Developer action (not CI):

  1. Build ores.cli (debug or release).
  2. Run:

    cmake --build --preset linux-clang-debug-ninja --target ore-domain-roundtrip
    
  3. Review git diff assets/test_data/domain_roundtrip/ — check for unexpected field drops, parse failures, or obviously wrong content.
  4. Commit:

    [ore] Add initial ORE domain roundtrip baseline (Thing 3)
    

This commit establishes the baseline. Subsequent mapper changes produce diffs on these files that appear in PR reviews.
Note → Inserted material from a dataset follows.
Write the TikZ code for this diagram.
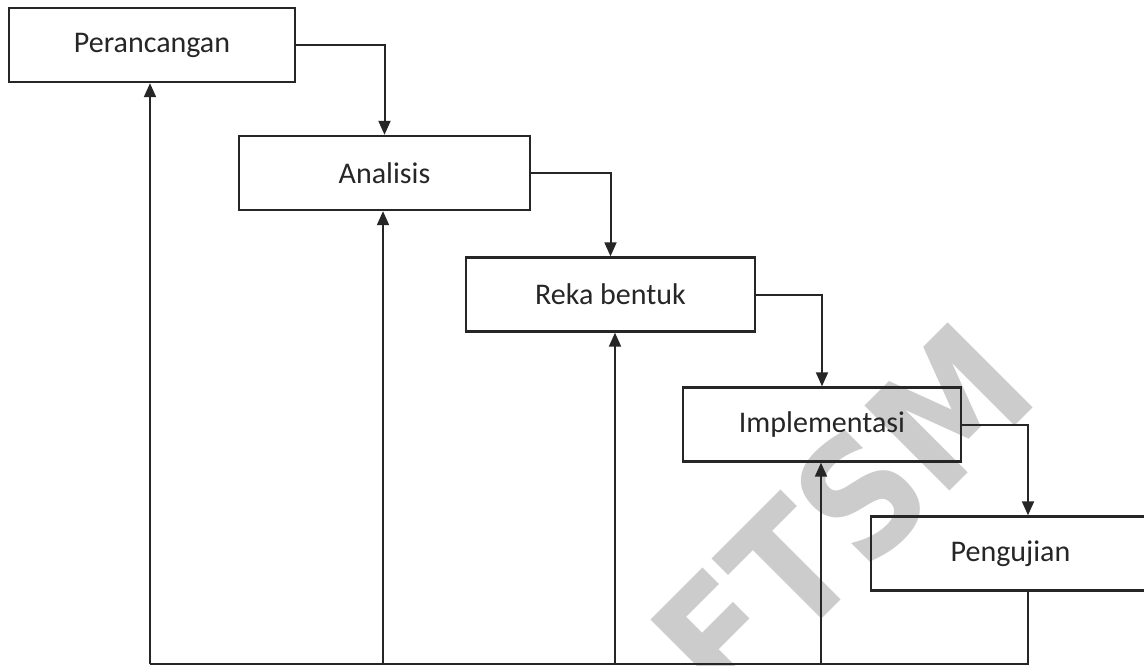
\documentclass[tikz,border=0pt]{standalone}
\usepackage{fontspec}
\setmainfont{Carlito}
\newfontfamily\wmfont[FakeStretch=0.88]{DejaVu Sans}
\usetikzlibrary{arrows.meta,calc}
\tikzset{
  box/.style={draw=black!85, line width=2.4pt, minimum height=74pt, inner sep=0pt,
    font=\fontsize{30}{36}\selectfont, text=black!85},
  conn/.style={draw=black!85, line width=2pt},
  arr/.style={conn, -{Triangle[length=14pt,width=12pt]}},
  wm/.style={text=black!20, font=\wmfont\bfseries\fontsize{165}{170}\selectfont, rotate=45, inner sep=0pt}
}
\begin{document}
\begin{tikzpicture}[x=1pt,y=-1pt]
\clip (0,0) rectangle (1144,666);
\fill[white] (0,0) rectangle (1144,666);
\node[wm] (wmark) at (842,514) {FTSM};
\node[box, minimum width=286pt] (per) at (152,45) {Perancangan};
\node[box, minimum width=291pt] (ana) at (384.5,173) {Analisis};
\node[box, minimum width=289pt] (rek) at (610.5,294.5) {Reka bentuk};
\node[box, minimum width=278pt] (imp) at (822,424.5) {Implementasi};
\node[box, minimum width=279pt] (pen) at (1010.5,553.5) {Pengujian};
\coordinate (b1) at (150,664);
\coordinate (b2) at (383,664);
\coordinate (b3) at (615,664);
\coordinate (b4) at (821,664);
\coordinate (b5) at (1028,664);
\draw[arr] (per.east) -| (ana.north);
\draw[arr] (ana.east) -| (rek.north);
\draw[arr] (rek.east) -| (imp.north);
\draw[arr] (imp.east) -| (pen.north -| b5);
\draw[conn, line width=2.4pt] (pen.south -| b5) -- (b5) -- (b1);
\draw[arr] (b1) -- (b1 |- per.south);
\draw[arr] (b2) -- (b2 |- ana.south);
\draw[arr] (b3) -- (b3 |- rek.south);
\draw[arr] (b4) -- (b4 |- imp.south);
\end{tikzpicture}
\end{document}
Phase 6 — Replace Thing 2 with Thing 3 in CI

.github/workflows/ore_coverage.yml

Replace:

- name: Run ORE coverage gap check
  run: python3 scripts/ore_coverage_check.py --strict

With:

- name: Run ORE domain roundtrip check
  run: python3 scripts/ore_domain_roundtrip_check.py

Delete scripts/ore_coverage_check.py

Remove the file. Update any documentation that references it.

Delete golden dataset

Remove assets/test_data/golden_dataset/ and any files maintained solely for Thing 2. The roundtrip outputs in assets/test_data/domain_roundtrip/ supersede them entirely.

Verification

  • ores.ore builds clean with the new bridge function and roundtrip_portfolio method.
  • ores.cli builds clean with the new subcommand.
  • Running:

    ores.cli ore roundtrip external/ore/examples \
        --output-dir assets/test_data/domain_roundtrip
    

    produces output files for all portfolio XMLs and prints a sensible summary.

  • ore_domain_roundtrip_check.py runs without error against the committed baseline and produces a readable coverage report.
  • CI passes on the PR that introduces Phase 6.
  • ore_coverage_check.py and assets/test_data/golden_dataset/ are gone from the repo.